ISLAMABAD, June 6: Liberal Forum Pakistan (LFP) has urged the federal and provincial governments to urgently intervene to save 15 underage girls of Chakrani tribes who were engaged to marry Qalandari tribesmen to settle a blood feud between the two tribes.

In a statement here, LFP Chairman Advocate Anees Jillani, and other office-bearers appealed to the federal government including the minister for women development and minister for social welfare and the provincial government of Sindh to urgently intervene into the matter and save the girls.

On May 28, the Chakrani tribe had pledged to ‘marry off’ three 10-year-old girls to settle the feud with Qalandari tribe, which erupted after the latter tribe’s dog bit a donkey belonging to the former, says a press release.
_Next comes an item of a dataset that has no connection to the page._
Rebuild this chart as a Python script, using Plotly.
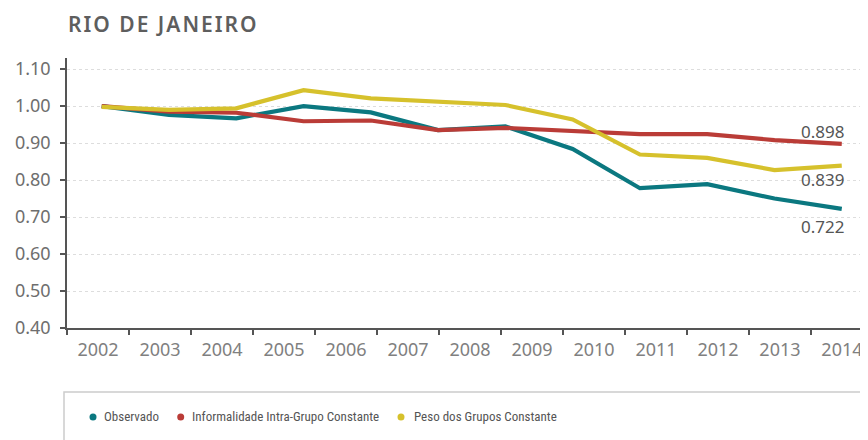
import plotly.graph_objects as go

axis_years = [str(y) for y in range(2002, 2015)]
data_years = ["2002", "2003", "2004", "2005", "2006", "2007", "2008", "2009", "2011", "2012", "2013", "2014"]

observado = [1.000, 0.976, 0.967, 1.000, 0.983, 0.935, 0.945, 0.884, 0.778, 0.789, 0.750, 0.722]
informalidade = [1.000, 0.985, 0.982, 0.959, 0.961, 0.935, 0.941, 0.933, 0.924, 0.924, 0.908, 0.898]
peso = [0.998, 0.990, 0.994, 1.043, 1.021, 1.013, 1.003, 0.964, 0.869, 0.860, 0.827, 0.839]

series = [
    ("Observado", observado, "#0b7880"),
    ("Informalidade Intra-Grupo Constante", informalidade, "#ba3c37"),
    ("Peso dos Grupos Constante", peso, "#d6c12c"),
]

yticks = [0.40, 0.50, 0.60, 0.70, 0.80, 0.90, 1.00, 1.10]

FONT = "Noto Sans"
NARROW = "Liberation Sans Narrow, Roboto Condensed, Roboto"

# page body has an 8px margin: figure is 860x432 placed at (8,8)
W, H = 860, 432
L, T, B = 59, 50, 112
PW, PH = W - L, H - T - B


def px_x(page_x):
    return (page_x - 8 - L) / PW


def px_y(page_y):
    return (H - B - (page_y - 8)) / PH


fig = go.Figure()
fig.add_trace(go.Scatter(x=axis_years, y=[None] * len(axis_years), xaxis="x", yaxis="y",
                         showlegend=False, hoverinfo="skip"))
for name, vals, col in series:
    fig.add_trace(go.Scatter(x=data_years, y=vals, name=name, mode="lines",
                             line=dict(color=col, width=4.2), xaxis="x2", yaxis="y",
                             showlegend=False))

# end labels (category axes take the category index as position)
last = len(data_years) - 1
for vals, ys in [(informalidade, 12), (peso, -14), (observado, -18)]:
    fig.add_annotation(x=last, y=vals[last], xref="x2", yref="y",
                       text=f"{vals[last]:.3f}", showarrow=False, xshift=-19, yshift=ys,
                       font=dict(family=FONT, size=17, color="#555555"))

# title
fig.add_annotation(x=px_x(66), y=px_y(24), xref="paper", yref="paper", xanchor="left",
                   yanchor="middle", showarrow=False,
                   text="<span style='letter-spacing:2px'>RIO DE JANEIRO</span>",
                   font=dict(family=FONT, size=21, color="#5e5e5e", weight=600))

# legend (manual, in a bordered box)
legend_items = [(93, 101.7, series[0]), (180.7, 190, series[1]), (401, 411.7, series[2])]
for dot_x, text_x, (name, vals, col) in legend_items:
    fig.add_shape(type="circle", xref="paper", yref="paper", xsizemode="pixel", ysizemode="pixel",
                  xanchor=px_x(dot_x), yanchor=px_y(417), x0=-3.5, x1=3.5, y0=-3.5, y1=3.5,
                  fillcolor=col, line=dict(width=0))
    fig.add_annotation(
        x=px_x(text_x), y=px_y(417), xref="paper", yref="paper",
        xanchor="left", yanchor="middle", showarrow=False, text=name,
        font=dict(family=NARROW, size=13, color="#555555"))

fig.add_shape(type="rect", xref="paper", yref="paper",
              x0=px_x(64), x1=px_x(900), y0=px_y(460), y1=px_y(392),
              line=dict(color="#cccccc", width=1.5), fillcolor="rgba(0,0,0,0)", layer="below")

fig.update_layout(
    width=W, height=H,
    margin=dict(l=L, r=0, t=T, b=B),
    paper_bgcolor="white", plot_bgcolor="white",
    showlegend=False,
    xaxis=dict(type="category", range=[-0.5, 12.42], tickson="boundaries",
               showgrid=False, showline=True, linecolor="#555555", linewidth=1.5,
               ticks="outside", ticklen=5, tickcolor="#555555", tickwidth=1.5,
               ticklabelstandoff=5,
               tickfont=dict(family=FONT, size=18, color="#808080"), zeroline=False),
    xaxis2=dict(type="category", overlaying="x", range=[-0.516, 11.39],
                showticklabels=False, showgrid=False, showline=False, ticks="", zeroline=False,
                categoryorder="array", categoryarray=data_years),
    yaxis=dict(range=[0.40, 1.13], tickvals=yticks, ticktext=[f"{v:.2f}" for v in yticks],
               showgrid=True, gridcolor="#dddddd", griddash="3px,3px", gridwidth=1,
               showline=True, linecolor="#555555", linewidth=1.5,
               ticks="outside", ticklen=5, tickcolor="#555555", tickwidth=1.5,
               ticklabelstandoff=6,
               tickfont=dict(family=FONT, size=18, color="#6e6e6e"), zeroline=False),
)

fig.write_html("out.html")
The eight-year-old dispute was settled in a jirga held in Lanjoo Saghari village near the Sindh-Balochistan border. The Chakranis have so far refused to accept the verdict. The tribal feud has so far claimed the lives of 11 Qalandaris and two Chakranis, including a woman.

The jirga decided to implement a decision announced by Nawab Akbar Khan Bugti in 2002, according to which the Chakrani tribe will pay a fine of Rs4 million while the Qalandaris will pay Rs1.2 million to the other and marry off a girl every month irrespective of the ages of their ‘fiances’.

Mr Jillani in the statement has expressed his shock that marrying off under-age girls to settle tribal disputes or crimes like murder or adultery continues to be a common practice among tribes of Sindh and Balochistan.

The feudal ruling class, and the indifferent bureaucracy continues to ignore this practice which is a gross violation of human rights of the children and women involved who are being treated through these jirgas worst than cattle.

Mr Jillani has asked the high courts of Sindh and Balochistan along with other courts to take suo motu notice of this most recent incident and have also asked the Sindh provincial president of the LFP to file a constitutional petition against this jirga decision on the basis of relevant constitutional articles and the Pakistan Penal Code provisions.

A few years ago, Sukkur circuit bench of the Sindh High Court had declared the holding of a jirga illegal on a public interest petition filed by lawyer-cum-human rights activist Ghulam Shabbir Shar. In late 2006, the then chief justice Iftikhar Mohammad Chaudhry had taken suo motu notice of a similar jirga presided over by PPP leader Mir Bijarani.

The jirga had ordered a tribe to give three under- age girls in marriage to their rivals to settle a dispute. The chief justice’s timely intervention had saved the girls from being sacrificed at the altar of tribal customs. Mr Jillani has also asked the print and the electronic media to take notice of such incidents and to keep constant pressure on the authorities concerned and the government to take action against the culprits. Only swift and strong action will deter the culprits from taking law into their hands and to desist from treating girl child as chattels.